La Bce si incarica di prolungare il Whatever it takes di Mario Draghi che, ironia della sorte, nello stesso giorno ha dovuto lasciare il governo italiano in seguito ad una crisi politica di stampo lunare, difficile da capire (oltre che da condividere).

L’aumento del tasso di interesse di mezzo punto percentuale era ormai atteso e scontato dai mercati.

L’attesa principale era rivolta all’annunciato meccanismo volto a impedire la frammentazione dei mercati.

Ossia lo strumento anti-spread che la presidente della Bce Christine Lagarde aveva anticipato nella riunione precedente e che aveva destato curiosità, speranze e scetticismo in vari commenti.

Ora il meccanismo, chiamato Transmission Protection Instrument (Tpi), è stato approvato e, secondo la definizione del comunicato della Banca centrale europea, rappresenta «uno strumento attivabile per contrastare ingiustificate, disordinate dinamiche di mercato che mettano a repentaglio la trasmissione della politica monetaria a tutta l’area dell’euro».

Ma, cosa più importante, il meccanismo prevede acquisti di titoli sotto pressione «non soggetti a restrizioni ex ante».

È il Whatever it takes che dice ai mercati di non sfidare la Bce perché non ci saranno limiti agli interventi.

Con una simile impostazione, a regime non dovrebbero neppure esserci molti interventi, dato che difficilmente i mercati si metteranno a sfidare una Banca centrale che afferma di poter intervenire senza limiti.

La risposta della Bce è corretta perché lo spread che si determina quando si modificano i tassi di interesse rischia di accentuare la politica restrittiva in alcuni paesi e attenuarla in altri, con risultati indesiderati e controproducenti in tutti i paesi.

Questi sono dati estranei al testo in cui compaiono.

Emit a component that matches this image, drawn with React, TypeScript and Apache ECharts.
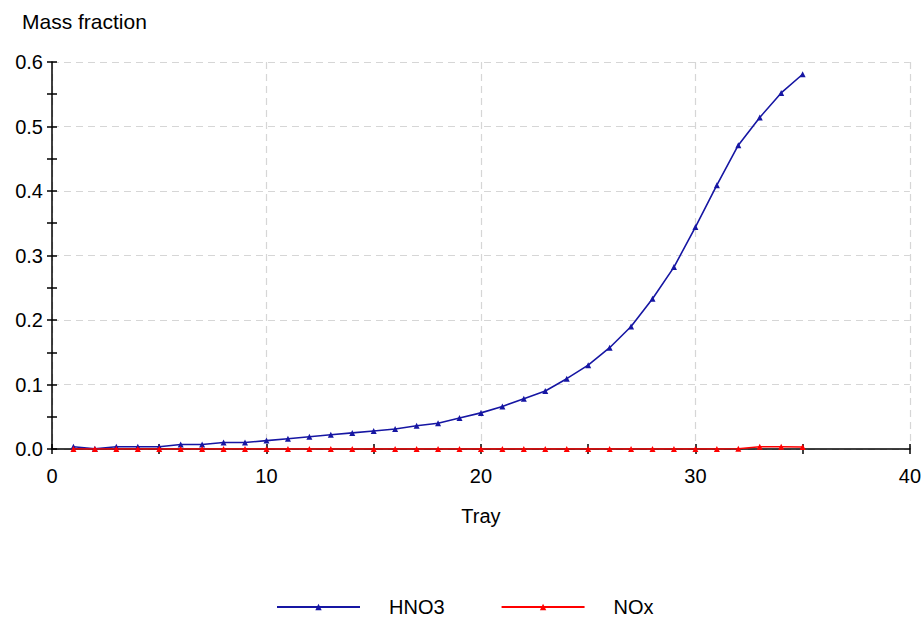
import React, { useEffect, useRef } from "react";
import * as echarts from "echarts";

const trays = [1, 2, 3, 4, 5, 6, 7, 8, 9, 10, 11, 12, 13, 14, 15, 16, 17, 18, 19, 20, 21, 22, 23, 24, 25, 26, 27, 28, 29, 30, 31, 32, 33, 34, 35];
const hno3 = [0.0035, 0.0005, 0.0035, 0.0035, 0.0035, 0.007, 0.007, 0.010, 0.010, 0.013, 0.016, 0.019, 0.022, 0.025, 0.028, 0.031, 0.036, 0.040, 0.048, 0.056, 0.066, 0.078, 0.090, 0.109, 0.130, 0.157, 0.190, 0.233, 0.282, 0.344, 0.409, 0.471, 0.514, 0.552, 0.581];
const nox = [0, 0, 0, 0, 0, 0, 0, 0, 0, 0, 0, 0, 0, 0, 0, 0, 0, 0, 0, 0, 0, 0, 0, 0, 0, 0, 0, 0, 0, 0, 0, 0.0005, 0.0035, 0.0035, 0.003];
const seriesNames = ["HNO3", "NOx"];
const yTitle = "Mass fraction";
const xTitle = "Tray";

const FONT = "'Liberation Sans', Arial, sans-serif";
const FS = 20;

export default function App() {
  const ref = useRef<HTMLDivElement>(null);
  useEffect(() => {
    if (!ref.current) return;
    const chart = echarts.init(ref.current, undefined, { renderer: "svg" });
    const gridLine = { show: true, lineStyle: { color: "#d6d6d6", type: [7, 5] as any, width: 1.2 } };
    const axisLineStyle = { show: true, onZero: false, lineStyle: { color: "#000", width: 1.5 } };
    chart.setOption({
      animation: false,
      textStyle: { fontFamily: FONT },
      title: {
        text: yTitle,
        left: 22,
        top: 11,
        padding: 0,
        textStyle: { fontFamily: FONT, fontSize: 21, fontWeight: "normal", color: "#000" },
      },
      grid: { left: 52, right: 14, top: 62, bottom: 172, containLabel: false },
      xAxis: [
        {
          type: "value",
          min: 0,
          max: 40,
          interval: 10,
          position: "bottom",
          name: xTitle,
          nameLocation: "middle",
          nameGap: 57,
          nameTextStyle: { fontFamily: FONT, fontSize: FS, color: "#000" },
          axisLine: axisLineStyle,
          axisTick: { show: true, inside: false, length: 5, lineStyle: { color: "#000", width: 1.5 } },
          minorTick: { show: true, splitNumber: 2, length: 5, lineStyle: { color: "#000", width: 1.5 } },
          axisLabel: { margin: 17, fontFamily: FONT, fontSize: FS, color: "#000" },
          splitLine: gridLine,
        },
        {
          type: "value",
          min: 0,
          max: 40,
          interval: 10,
          position: "bottom",
          axisLine: { show: false },
          axisTick: { show: true, inside: true, length: 5, lineStyle: { color: "#000", width: 1.5 } },
          minorTick: { show: true, splitNumber: 2, length: 5, lineStyle: { color: "#000", width: 1.5 } },
          axisLabel: { show: false },
          splitLine: { show: false },
        },
      ],
      yAxis: [
        {
          type: "value",
          min: 0,
          max: 0.6,
          interval: 0.1,
          position: "left",
          axisLine: axisLineStyle,
          axisTick: { show: true, inside: false, length: 5, lineStyle: { color: "#000", width: 1.5 } },
          minorTick: { show: true, splitNumber: 2, length: 5, lineStyle: { color: "#000", width: 1.5 } },
          axisLabel: {
            margin: 9,
            fontFamily: FONT,
            fontSize: FS,
            color: "#000",
            formatter: (v: number) => v.toFixed(1),
          },
          splitLine: gridLine,
        },
        {
          type: "value",
          min: 0,
          max: 0.6,
          interval: 0.1,
          position: "left",
          axisLine: { show: false },
          axisTick: { show: true, inside: true, length: 5, lineStyle: { color: "#000", width: 1.5 } },
          minorTick: { show: true, splitNumber: 2, length: 5, lineStyle: { color: "#000", width: 1.5 } },
          axisLabel: { show: false },
          splitLine: { show: false },
        },
      ],
      legend: {
        left: 276,
        top: 597,
        padding: 0,
        itemWidth: 83,
        itemHeight: 8,
        itemGap: 56,
        textStyle: { fontFamily: FONT, fontSize: FS, color: "#000", padding: [0, 0, 0, 24] },
        data: seriesNames,
      },
      series: [
        {
          name: seriesNames[0],
          type: "line",
          xAxisIndex: 0,
          yAxisIndex: 0,
          data: trays.map((t, i) => [t, hno3[i]]),
          symbol: "triangle",
          symbolSize: 6,
          showAllSymbol: true,
          color: "#1616a3",
          lineStyle: { color: "#1616a3", width: 1.6 },
          itemStyle: { color: "#1616a3" },
          z: 3,
        },
        {
          name: seriesNames[1],
          type: "line",
          xAxisIndex: 0,
          yAxisIndex: 0,
          data: trays.map((t, i) => [t, nox[i]]),
          symbol: "triangle",
          symbolSize: 6,
          showAllSymbol: true,
          color: "#ff0000",
          lineStyle: { color: "#ff0000", width: 1.6 },
          itemStyle: { color: "#ff0000" },
          z: 4,
        },
      ],
    });
    return () => chart.dispose();
  }, []);
  return <div ref={ref} style={{ width: 924, height: 621, position: "absolute", left: 0, top: 0 }} />;
}
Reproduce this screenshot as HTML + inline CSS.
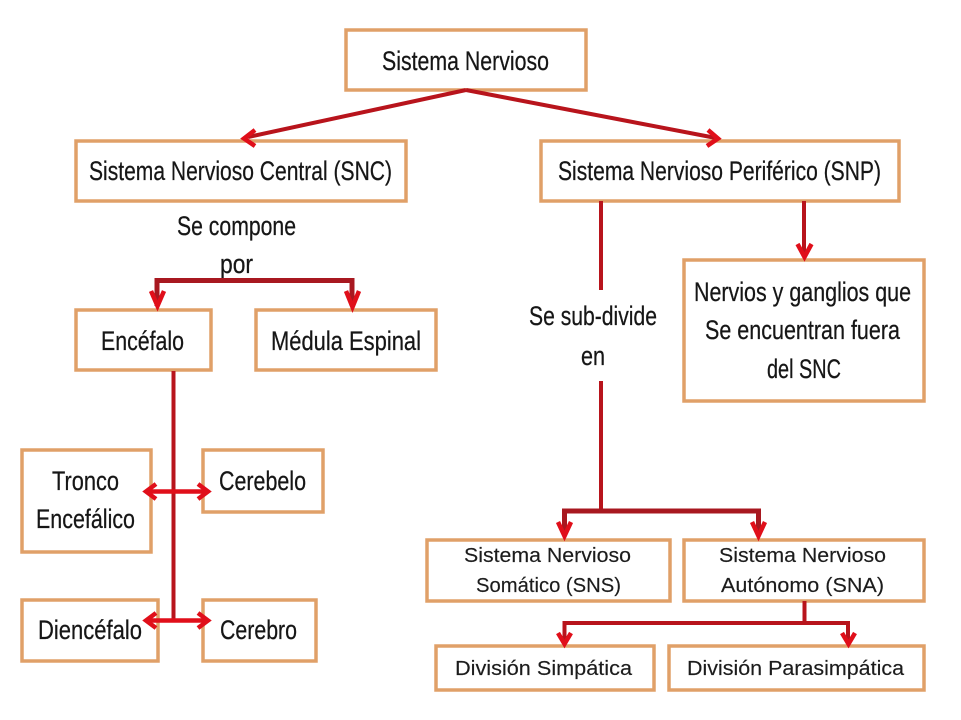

Il Tpi non è stato elaborato per l’Italia, come alcuni ritengono, anche se, ovviamente, ci può favorire.

Tutto bene, dunque, anche per il nostro paese? Attenzione, nessun pasto è gratis.

L’attivazione del Tpi sarà a discrezione della Bce, ma sulla base di quattro criteri di eleggibilità che comprendono: 1) l’adesione alle raccomandazioni della Commissione, 2) l’assenza di procedure per squilibri eccessivi, 3) la sostenibilità del debito pubblico, 4) l’aderenza alle politiche del Pnrr.

Criteri di eleggibilità e momenti degli interventi saranno fatti discrezionalmente dalla Bce e questo per evitare tempi lunghi e tensioni sui mercati. 

È quasi un programma per il prossimo governo, se vorrà evitare di veder crescere il costo del denaro a livelli insopportabili.

Un programma che il governo Draghi aveva fatto suo e che dovrà essere portato avanti da qualunque altro governo, se vogliamo restare nell’euro e beneficiare dei fondi del piano Next Generation Eu.

E questo può in parte ridurre i rischi a cui va incontro in nostro paese con questa crisi politica lunare.